_STATED TASK_:
Transcribe all of the material exactly, except for its pictures.

• • • •

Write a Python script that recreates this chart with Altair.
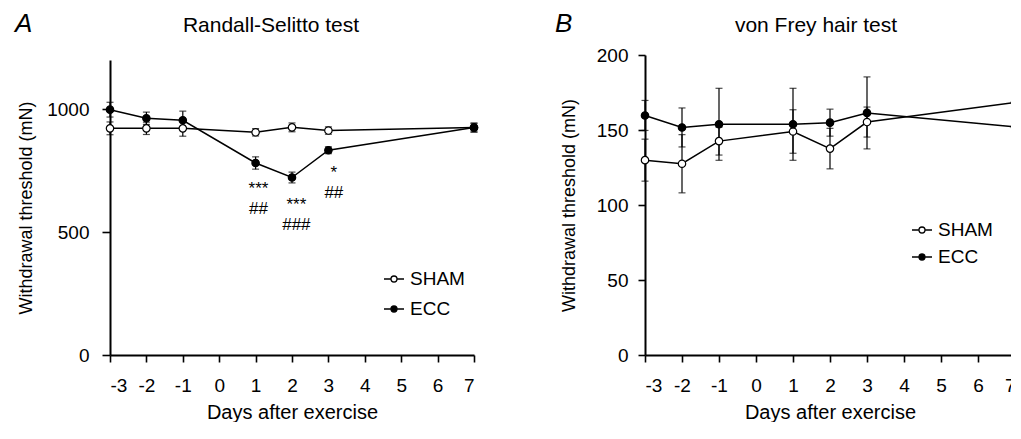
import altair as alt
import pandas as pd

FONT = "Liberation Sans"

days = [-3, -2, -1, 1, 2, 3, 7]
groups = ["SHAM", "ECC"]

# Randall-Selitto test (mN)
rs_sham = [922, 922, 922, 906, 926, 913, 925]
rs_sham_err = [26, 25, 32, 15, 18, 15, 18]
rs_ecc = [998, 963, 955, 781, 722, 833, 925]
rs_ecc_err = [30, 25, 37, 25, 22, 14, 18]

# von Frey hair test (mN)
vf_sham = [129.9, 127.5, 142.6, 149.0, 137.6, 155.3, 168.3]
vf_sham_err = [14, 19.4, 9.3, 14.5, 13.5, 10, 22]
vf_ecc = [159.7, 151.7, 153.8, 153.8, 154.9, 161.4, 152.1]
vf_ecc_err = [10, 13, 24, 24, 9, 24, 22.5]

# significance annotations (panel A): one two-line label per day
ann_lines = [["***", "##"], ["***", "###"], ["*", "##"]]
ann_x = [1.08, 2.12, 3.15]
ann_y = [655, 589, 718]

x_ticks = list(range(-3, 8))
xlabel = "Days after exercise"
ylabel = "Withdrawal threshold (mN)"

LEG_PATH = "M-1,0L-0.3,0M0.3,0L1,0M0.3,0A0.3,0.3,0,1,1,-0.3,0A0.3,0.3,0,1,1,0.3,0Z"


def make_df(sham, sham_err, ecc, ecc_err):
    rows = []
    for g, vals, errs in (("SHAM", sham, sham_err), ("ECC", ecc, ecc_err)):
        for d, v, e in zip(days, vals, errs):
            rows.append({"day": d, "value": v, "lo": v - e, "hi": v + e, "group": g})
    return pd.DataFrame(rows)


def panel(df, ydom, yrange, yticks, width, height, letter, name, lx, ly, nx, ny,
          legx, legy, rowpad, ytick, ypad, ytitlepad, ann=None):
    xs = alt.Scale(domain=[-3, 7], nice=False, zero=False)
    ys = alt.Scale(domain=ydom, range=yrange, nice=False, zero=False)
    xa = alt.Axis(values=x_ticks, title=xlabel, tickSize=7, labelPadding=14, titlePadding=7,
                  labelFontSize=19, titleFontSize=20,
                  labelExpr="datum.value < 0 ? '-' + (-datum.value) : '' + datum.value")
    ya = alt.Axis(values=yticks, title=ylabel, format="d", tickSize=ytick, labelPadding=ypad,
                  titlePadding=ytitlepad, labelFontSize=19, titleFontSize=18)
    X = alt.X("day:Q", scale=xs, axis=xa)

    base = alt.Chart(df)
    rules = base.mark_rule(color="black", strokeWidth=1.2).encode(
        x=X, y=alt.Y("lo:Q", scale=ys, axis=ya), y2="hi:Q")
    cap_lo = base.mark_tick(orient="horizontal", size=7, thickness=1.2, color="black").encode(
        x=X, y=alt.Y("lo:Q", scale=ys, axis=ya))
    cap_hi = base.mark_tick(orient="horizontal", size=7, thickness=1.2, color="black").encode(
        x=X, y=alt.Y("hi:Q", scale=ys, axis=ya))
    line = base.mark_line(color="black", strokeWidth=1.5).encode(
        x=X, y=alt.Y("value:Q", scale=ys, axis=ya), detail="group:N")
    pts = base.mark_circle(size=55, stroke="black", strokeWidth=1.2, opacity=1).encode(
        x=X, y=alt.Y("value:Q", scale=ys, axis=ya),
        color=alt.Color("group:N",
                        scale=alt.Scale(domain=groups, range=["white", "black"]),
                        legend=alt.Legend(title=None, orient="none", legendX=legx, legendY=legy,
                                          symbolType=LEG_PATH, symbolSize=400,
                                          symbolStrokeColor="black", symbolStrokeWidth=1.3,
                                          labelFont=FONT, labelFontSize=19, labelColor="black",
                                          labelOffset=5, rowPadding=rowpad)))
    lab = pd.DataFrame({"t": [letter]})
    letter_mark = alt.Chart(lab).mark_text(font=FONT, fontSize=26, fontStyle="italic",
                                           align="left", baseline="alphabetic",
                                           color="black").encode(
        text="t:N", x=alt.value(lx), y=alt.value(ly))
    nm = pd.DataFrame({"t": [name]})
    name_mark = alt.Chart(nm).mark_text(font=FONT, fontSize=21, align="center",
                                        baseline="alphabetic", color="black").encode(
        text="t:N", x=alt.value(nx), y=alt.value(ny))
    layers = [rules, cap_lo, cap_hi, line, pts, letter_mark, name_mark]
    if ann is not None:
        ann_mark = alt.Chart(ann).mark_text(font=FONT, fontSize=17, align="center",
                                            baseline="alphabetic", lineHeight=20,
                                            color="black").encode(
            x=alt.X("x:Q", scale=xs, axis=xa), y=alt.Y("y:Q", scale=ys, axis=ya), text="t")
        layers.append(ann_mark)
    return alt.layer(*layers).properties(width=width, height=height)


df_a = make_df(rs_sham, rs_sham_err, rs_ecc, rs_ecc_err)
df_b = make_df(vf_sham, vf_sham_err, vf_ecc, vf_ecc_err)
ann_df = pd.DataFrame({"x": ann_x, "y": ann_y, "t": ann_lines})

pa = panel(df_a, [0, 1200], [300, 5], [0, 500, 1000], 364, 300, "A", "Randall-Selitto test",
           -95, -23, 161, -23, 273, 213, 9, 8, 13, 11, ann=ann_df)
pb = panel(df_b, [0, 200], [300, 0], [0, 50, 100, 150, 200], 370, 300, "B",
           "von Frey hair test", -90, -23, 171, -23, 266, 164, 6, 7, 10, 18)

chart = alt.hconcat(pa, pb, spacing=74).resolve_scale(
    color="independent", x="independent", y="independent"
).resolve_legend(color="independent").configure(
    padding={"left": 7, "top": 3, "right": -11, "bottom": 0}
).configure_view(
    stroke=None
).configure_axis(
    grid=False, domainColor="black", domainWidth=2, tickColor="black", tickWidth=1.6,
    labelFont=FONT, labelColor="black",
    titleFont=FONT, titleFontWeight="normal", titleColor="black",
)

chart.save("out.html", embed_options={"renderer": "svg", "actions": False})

• • • •

_SOLUTION TO THIS EXERCISE_:
Write a Python script that recreates this chart with Altair.
import altair as alt
import pandas as pd

FONT = "Liberation Sans"

days = [-3, -2, -1, 1, 2, 3, 7]
groups = ["SHAM", "ECC"]

# Randall-Selitto test (mN)
rs_sham = [922, 922, 922, 906, 926, 913, 925]
rs_sham_err = [26, 25, 32, 15, 18, 15, 18]
rs_ecc = [998, 963, 955, 781, 722, 833, 925]
rs_ecc_err = [30, 25, 37, 25, 22, 14, 18]

# von Frey hair test (mN)
vf_sham = [129.9, 127.5, 142.6, 149.0, 137.6, 155.3, 168.3]
vf_sham_err = [14, 19.4, 9.3, 14.5, 13.5, 10, 22]
vf_ecc = [159.7, 151.7, 153.8, 153.8, 154.9, 161.4, 152.1]
vf_ecc_err = [10, 13, 24, 24, 9, 24, 22.5]

# significance annotations (panel A): one two-line label per day
ann_lines = [["***", "##"], ["***", "###"], ["*", "##"]]
ann_x = [1.08, 2.12, 3.15]
ann_y = [655, 589, 718]

x_ticks = list(range(-3, 8))
xlabel = "Days after exercise"
ylabel = "Withdrawal threshold (mN)"

LEG_PATH = "M-1,0L-0.3,0M0.3,0L1,0M0.3,0A0.3,0.3,0,1,1,-0.3,0A0.3,0.3,0,1,1,0.3,0Z"


def make_df(sham, sham_err, ecc, ecc_err):
    rows = []
    for g, vals, errs in (("SHAM", sham, sham_err), ("ECC", ecc, ecc_err)):
        for d, v, e in zip(days, vals, errs):
            rows.append({"day": d, "value": v, "lo": v - e, "hi": v + e, "group": g})
    return pd.DataFrame(rows)


def panel(df, ydom, yrange, yticks, width, height, letter, name, lx, ly, nx, ny,
          legx, legy, rowpad, ytick, ypad, ytitlepad, ann=None):
    xs = alt.Scale(domain=[-3, 7], nice=False, zero=False)
    ys = alt.Scale(domain=ydom, range=yrange, nice=False, zero=False)
    xa = alt.Axis(values=x_ticks, title=xlabel, tickSize=7, labelPadding=14, titlePadding=7,
                  labelFontSize=19, titleFontSize=20,
                  labelExpr="datum.value < 0 ? '-' + (-datum.value) : '' + datum.value")
    ya = alt.Axis(values=yticks, title=ylabel, format="d", tickSize=ytick, labelPadding=ypad,
                  titlePadding=ytitlepad, labelFontSize=19, titleFontSize=18)
    X = alt.X("day:Q", scale=xs, axis=xa)

    base = alt.Chart(df)
    rules = base.mark_rule(color="black", strokeWidth=1.2).encode(
        x=X, y=alt.Y("lo:Q", scale=ys, axis=ya), y2="hi:Q")
    cap_lo = base.mark_tick(orient="horizontal", size=7, thickness=1.2, color="black").encode(
        x=X, y=alt.Y("lo:Q", scale=ys, axis=ya))
    cap_hi = base.mark_tick(orient="horizontal", size=7, thickness=1.2, color="black").encode(
        x=X, y=alt.Y("hi:Q", scale=ys, axis=ya))
    line = base.mark_line(color="black", strokeWidth=1.5).encode(
        x=X, y=alt.Y("value:Q", scale=ys, axis=ya), detail="group:N")
    pts = base.mark_circle(size=55, stroke="black", strokeWidth=1.2, opacity=1).encode(
        x=X, y=alt.Y("value:Q", scale=ys, axis=ya),
        color=alt.Color("group:N",
                        scale=alt.Scale(domain=groups, range=["white", "black"]),
                        legend=alt.Legend(title=None, orient="none", legendX=legx, legendY=legy,
                                          symbolType=LEG_PATH, symbolSize=400,
                                          symbolStrokeColor="black", symbolStrokeWidth=1.3,
                                          labelFont=FONT, labelFontSize=19, labelColor="black",
                                          labelOffset=5, rowPadding=rowpad)))
    lab = pd.DataFrame({"t": [letter]})
    letter_mark = alt.Chart(lab).mark_text(font=FONT, fontSize=26, fontStyle="italic",
                                           align="left", baseline="alphabetic",
                                           color="black").encode(
        text="t:N", x=alt.value(lx), y=alt.value(ly))
    nm = pd.DataFrame({"t": [name]})
    name_mark = alt.Chart(nm).mark_text(font=FONT, fontSize=21, align="center",
                                        baseline="alphabetic", color="black").encode(
        text="t:N", x=alt.value(nx), y=alt.value(ny))
    layers = [rules, cap_lo, cap_hi, line, pts, letter_mark, name_mark]
    if ann is not None:
        ann_mark = alt.Chart(ann).mark_text(font=FONT, fontSize=17, align="center",
                                            baseline="alphabetic", lineHeight=20,
                                            color="black").encode(
            x=alt.X("x:Q", scale=xs, axis=xa), y=alt.Y("y:Q", scale=ys, axis=ya), text="t")
        layers.append(ann_mark)
    return alt.layer(*layers).properties(width=width, height=height)


df_a = make_df(rs_sham, rs_sham_err, rs_ecc, rs_ecc_err)
df_b = make_df(vf_sham, vf_sham_err, vf_ecc, vf_ecc_err)
ann_df = pd.DataFrame({"x": ann_x, "y": ann_y, "t": ann_lines})

pa = panel(df_a, [0, 1200], [300, 5], [0, 500, 1000], 364, 300, "A", "Randall-Selitto test",
           -95, -23, 161, -23, 273, 213, 9, 8, 13, 11, ann=ann_df)
pb = panel(df_b, [0, 200], [300, 0], [0, 50, 100, 150, 200], 370, 300, "B",
           "von Frey hair test", -90, -23, 171, -23, 266, 164, 6, 7, 10, 18)

chart = alt.hconcat(pa, pb, spacing=74).resolve_scale(
    color="independent", x="independent", y="independent"
).resolve_legend(color="independent").configure(
    padding={"left": 7, "top": 3, "right": -11, "bottom": 0}
).configure_view(
    stroke=None
).configure_axis(
    grid=False, domainColor="black", domainWidth=2, tickColor="black", tickWidth=1.6,
    labelFont=FONT, labelColor="black",
    titleFont=FONT, titleFontWeight="normal", titleColor="black",
)

chart.save("out.html", embed_options={"renderer": "svg", "actions": False})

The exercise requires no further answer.